Maintenant, les preneurs d’otage savent qu’il y a un électron libre dans le bâtiment. Et quant à McClane, il ne peut pas revenir sur son action. Il est maintenant engagé dans une confrontation directe avec les terroristes.
Le passage dans l’acte Trois
Ce moment majeur de la structure peut prendre diverses formes. Ce peut être :
- Une information importante
- Une crise personnelle et intime du personnage principal. Pour lui, à ce moment précis, tout semble perdu.
Dans Le Parrain, la mort du Don est un revers critique pour l’entente entre les familles mafieuses. Cette mort renforce l’animosité envers la famille Corleone et Michael est forcé de déclencher les enfers pour rétablir son pouvoir une fois pour toute.
Gardez à l’esprit qu’il s’agit de transitions. Vous ne pouvez les traiter à la légère. Ces moments transitoires sont aussi des ancres qui permettent au lecteur de rester accrocher à l’histoire.
Au cours de cet acte Deux, il faut préparer l’entrée dans l’acte Trois.
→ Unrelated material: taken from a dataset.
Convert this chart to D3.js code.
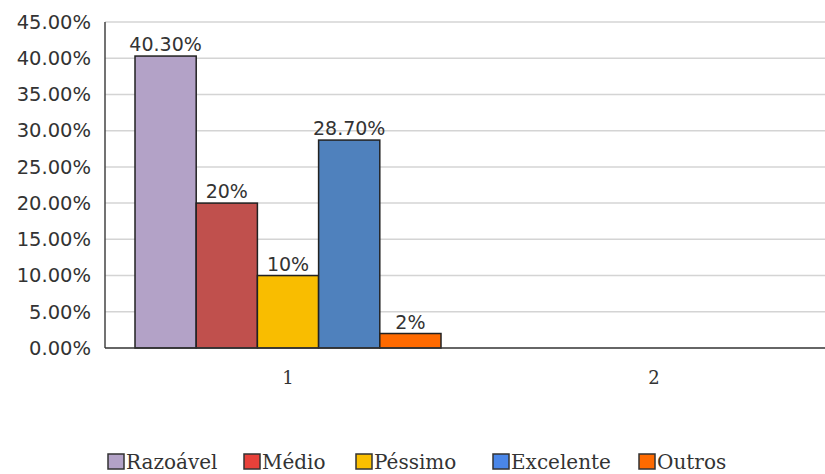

C’est alors qu’une crise profonde et terrible du personnage principal ou bien encore un revers fondamental dans l’obtention de l’objectif ou une découverte importante ouvrent la porte vers un chemin qui mène au climax.
Dans l’acte Trois, le personnage principal peut rassembler ses forces (généralement internes) pour la bataille finale ou la décision finale.
Après ce moment, il n’y a plus de retour ou de continuation possible. L’histoire doit prendre fin.